Improvements in turn-on and turn-off transition times in this frequency range may be achieved by using a FET power switch, which consequently allows the FET switch to be operated at higher frequencies than a bipolar switch.
However, a FET switch cannot be arbitrarily operated at continually higher frequencies. As with bipolar transistor switches, the FET switch must be turned completely on into saturation, during the on portion of the duty cycle and must be completely turned off, i.e. into cutoff, during the off portion of the duty cycle to avoid operation in its linear power amplifier range wherein the channel resistance of the FET switch is dissipating power.
Because a power FET switch is characterized by a relatively high gate-source capacitance, the charging and discharging times of this capacitance limit the turn-on and turn-off transition times of the FET switch, and thereby determine the highest practical frequency of the periodic switching.
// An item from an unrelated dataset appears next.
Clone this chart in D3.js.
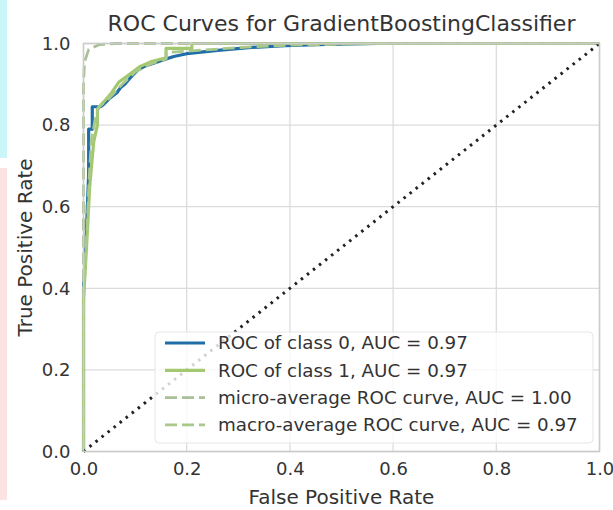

At arbitrarily higher frequencies, the efficiency of the FET switching regulator is seriously and unacceptably degraded. In the extreme, the FET switching regulator may fail to keep the output voltage in regulation, or the FET switch itself will fail as a result of excessive heat from dissipative power losses in its channel.
However, it would be desirable to operate the FET switching regulator at a very high frequency, for example, on the order of 500 kHz. The desirability of operating a FET switching regulator at very high operational frequencies is two-fold. As the frequency of the pulse modulated, unregulated DC voltage applied to the output stage becomes higher, the value of the inductors and capacitors in the output filter may be correspondingly less. Consequently, these smaller inductances and capacitances provide advantages in reducing both the physical size of the output filter and in cost.
In order to increase the switching frequency of the FET switch by a factor of ten, from the usual highest practical frequency of 50 kHz to a more desirable 500 kHz, it is necessary to correspondingly decrease the turn-on and turn-off transition times of the FET switch. However, as stated above, these transistion times are limited by the relatively large gate-source capacitance of the FET switch. The gate of the FET switch, in known prior art switching regulators, is driven by a periodic waveform developed by a pulse-width modulator. The pulse-width modulator compares the output DC voltage to a reference voltage and applies a relatively constant voltage to the gate of the FET switch for a determined time during the on portion of the duty cycle. Such pulse-width modulators, although capable of developing periodic waveforms in the desired frequency range of approximately 500 kHz, are incapable of sufficiently driving the gate of the FET switch by rapidly charging and discharging the gate-source capacitor to obtain this operational frequency of the FET switching regulator.